You are viewing a plain text version of this content. The canonical link for it is here.
Posted to dev@reef.apache.org by "Mariia Mykhailova (JIRA)" <ji...@apache.org> on 2016/10/25 23:59:59 UTC

[jira] [Commented] (REEF-1625) Fix TestFailMapperEvaluatorsOnDispose failures in AppVeyor

    [ https://issues.apache.org/jira/browse/REEF-1625?page=com.atlassian.jira.plugin.system.issuetabpanels:comment-tabpanel&focusedCommentId=15606856#comment-15606856 ] 

Mariia Mykhailova commented on REEF-1625:
-----------------------------------------

Sometimes we get {{Actual: 6}}. I suspect what happens here is the following.

The test is supposed to fail evaluator after all tasks are completed, so that IMRU FT doesn't start a retry. We use {{Dispose}} to simulate failure at this time, since we don't want to modify IMRU code and thus need some task-initiated failure. 

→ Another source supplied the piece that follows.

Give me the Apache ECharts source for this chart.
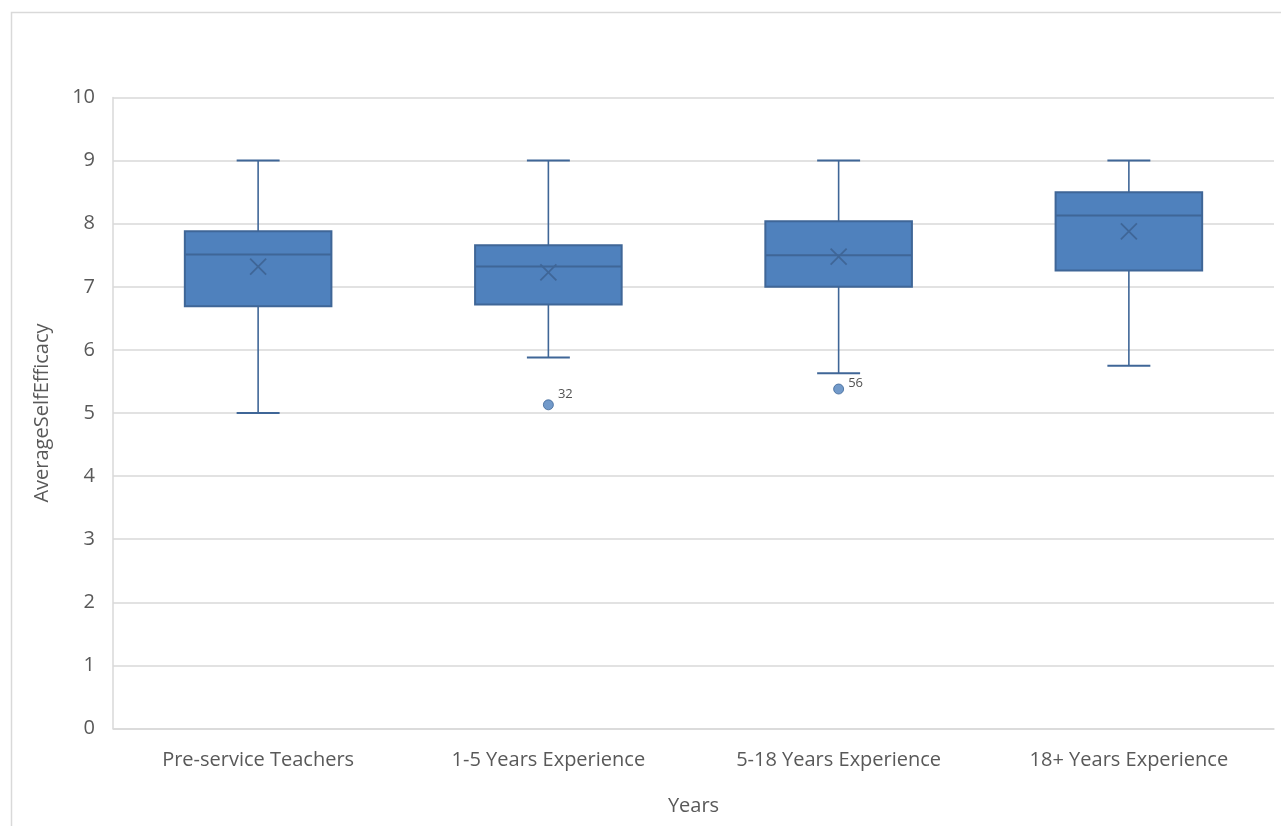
<!DOCTYPE html>
<html>
<head>
<meta charset="utf-8">
<script src="https://cdn.jsdelivr.net/npm/echarts@6/dist/echarts.min.js"></script>
<style>
  html, body { margin: 0; padding: 0; background: #ffffff; }
  #chart { width: 1281px; height: 826px; }
</style>
</head>
<body>
<div id="chart"></div>
<script>
// Average self-efficacy by years of teaching experience
const categories = ['Pre-service Teachers', '1-5 Years Experience', '5-18 Years Experience', '18+ Years Experience'];
const whiskerLow  = [5.00, 5.88, 5.63, 5.75];
const quartile1   = [6.69, 6.72, 7.00, 7.26];
const median      = [7.51, 7.32, 7.50, 8.13];
const quartile3   = [7.88, 7.66, 8.04, 8.50];
const whiskerHigh = [9.00, 9.00, 9.00, 9.00];
const mean        = [7.32, 7.23, 7.48, 7.88];
// outliers: category index, value, case label
const outlierCat   = [1, 2];
const outlierValue = [5.13, 5.38];
const outlierLabel = ['32', '56'];
const yTicks = [0, 1, 2, 3, 4, 5, 6, 7, 8, 9, 10];

const FILL = '#4f81bd';
const EDGE = '#3f6697';
const TEXT = '#595959';
const GRID = '#d9d9d9';
const FONT = '"Open Sans", sans-serif';

const boxData = categories.map((c, i) => [i, whiskerLow[i], quartile1[i], median[i], quartile3[i], whiskerHigh[i], mean[i]]);
const labelOffsets = [[0, -11], [0, -6]];
const outlierData = outlierCat.map((c, i) => ({
  value: [c, outlierValue[i]],
  label: { formatter: outlierLabel[i], offset: labelOffsets[i] }
}));

function renderBox(params, api) {
  const idx = api.value(0);
  const band = api.size([1, 0])[0];
  const boxW = band * 0.505;
  const capW = band * 0.148;
  const pLow = api.coord([idx, api.value(1)]);
  const pQ1 = api.coord([idx, api.value(2)]);
  const pMed = api.coord([idx, api.value(3)]);
  const pQ3 = api.coord([idx, api.value(4)]);
  const pHigh = api.coord([idx, api.value(5)]);
  const pMean = api.coord([idx, api.value(6)]);
  const cx = pMed[0];
  const lineStyle = { stroke: EDGE, lineWidth: 1.6, fill: null };
  const m = 8;
  return {
    type: 'group',
    children: [
      { type: 'line', shape: { x1: cx, y1: pHigh[1], x2: cx, y2: pQ3[1] }, style: lineStyle },
      { type: 'line', shape: { x1: cx, y1: pQ1[1], x2: cx, y2: pLow[1] }, style: lineStyle },
      { type: 'line', shape: { x1: cx - capW / 2, y1: pHigh[1], x2: cx + capW / 2, y2: pHigh[1] }, style: Object.assign({}, lineStyle, { lineWidth: 2 }) },
      { type: 'line', shape: { x1: cx - capW / 2, y1: pLow[1], x2: cx + capW / 2, y2: pLow[1] }, style: Object.assign({}, lineStyle, { lineWidth: 2 }) },
      { type: 'rect', shape: { x: cx - boxW / 2, y: pQ3[1], width: boxW, height: pQ1[1] - pQ3[1] },
        style: { fill: FILL, stroke: EDGE, lineWidth: 2 } },
      { type: 'line', shape: { x1: cx - boxW / 2, y1: pMed[1], x2: cx + boxW / 2, y2: pMed[1] }, style: Object.assign({}, lineStyle, { lineWidth: 2 }) },
      { type: 'line', shape: { x1: cx - m, y1: pMean[1] - m, x2: cx + m, y2: pMean[1] + m }, style: Object.assign({}, lineStyle, { lineWidth: 1.8 }) },
      { type: 'line', shape: { x1: cx - m, y1: pMean[1] + m, x2: cx + m, y2: pMean[1] - m }, style: Object.assign({}, lineStyle, { lineWidth: 1.8 }) }
    ]
  };
}

const chart = echarts.init(document.getElementById('chart'), null, { renderer: 'canvas' });
chart.setOption({
  backgroundColor: '#ffffff',
  animation: false,
  graphic: [{
    type: 'rect', silent: true,
    shape: { x: 11.5, y: 12.5, width: 1400, height: 900 },
    style: { fill: null, stroke: GRID, lineWidth: 1.5 }
  }],
  grid: { left: 113, right: 7, top: 97.5, bottom: 97.5, containLabel: false },
  xAxis: {
    type: 'category',
    data: categories,
    name: 'Years',
    nameLocation: 'middle',
    nameGap: 68,
    nameTextStyle: { color: TEXT, fontSize: 20, fontFamily: FONT },
    axisLine: { show: true, lineStyle: { color: GRID, width: 1.5 } },
    axisTick: { show: false },
    axisLabel: { color: TEXT, fontSize: 20, fontFamily: FONT, margin: 22, interval: 0 },
    splitLine: { show: false }
  },
  yAxis: {
    type: 'value',
    min: yTicks[0],
    max: yTicks[yTicks.length - 1],
    interval: 1,
    name: 'AverageSelfEfficacy',
    nameLocation: 'middle',
    nameGap: 61,
    nameRotate: 90,
    nameTextStyle: { color: TEXT, fontSize: 20, fontFamily: FONT },
    axisLine: { show: true, lineStyle: { color: GRID, width: 1.5 } },
    axisTick: { show: false },
    axisLabel: { color: TEXT, fontSize: 20, fontFamily: FONT, margin: 18 },
    splitLine: { show: true, lineStyle: { color: GRID, width: 1.5 } }
  },
  series: [
    {
      type: 'custom',
      renderItem: renderBox,
      encode: { x: 0, y: [1, 2, 3, 4, 5, 6] },
      data: boxData,
      z: 3
    },
    {
      type: 'scatter',
      data: outlierData,
      symbol: 'circle',
      symbolSize: 10,
      itemStyle: { color: FILL, borderColor: EDGE, borderWidth: 1 },
      label: {
        show: true,
        position: 'right',
        distance: 4,
        color: '#262626',
        fontSize: 13,
        fontFamily: FONT
      },
      z: 4
    }
  ]
});
</script>
</body>
</html>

However, we don't wait for all tasks to complete before we start disposing of them. Tasks are disposed of immediately after they report completion, following normal REEF task lifecycle. So there is a race condition: if all tasks complete before the ones with failure injected get disposed of, test succeeds, but if one of the tasks with failure injected completes early and proceeds to dispose, the system gets evaluator failure before task completions and goes on to retry.

This is a bit tricky to fix. I see options:
* analyze the number of retries done and amend our test verification to account for the retries. But this is imprecise, because we don't know how many tasks had a chance to complete before failed evaluator event. So we can only check that number of failed evaluators = 2 * numberOfRetriesDone (i.e. at the last retry there were also 2 failed evaluators) and the job succeeded. Also, there is non-zero probability of failing task being fast every time (can be reduced to use only 1 failure each time instead of 2).
* delay the failure. Can we do a short {{Sleep}} before failure in failing evaluators? This will make the tests faster than they are now because there wouldn't be a retry involved. Synchronizing via driver with all other evaluators completion will bring in a lot of complexity which I'd rather avoid.

> Fix TestFailMapperEvaluatorsOnDispose failures in AppVeyor
> ----------------------------------------------------------
>
>                 Key: REEF-1625
>                 URL: https://issues.apache.org/jira/browse/REEF-1625
>             Project: REEF
>          Issue Type: Sub-task
>          Components: IMRU, REEF.NET
>            Reporter: Mariia Mykhailova
>
> {noformat}
> Assert.Equal() Failure
> Expected: 2
> Actual:   4
>    at Org.Apache.REEF.Tests.Functional.IMRU.TestFailMapperEvaluatorsOnDispose.TestFailedMapperOnLocalRuntime() in C:\projects\reef\lang\cs\Org.Apache.REEF.Tests\Functional\IMRU\TestFailMapperEvaluatorsOnDispose.cs:line 66
> {noformat}



--
This message was sent by Atlassian JIRA
(v6.3.4#6332)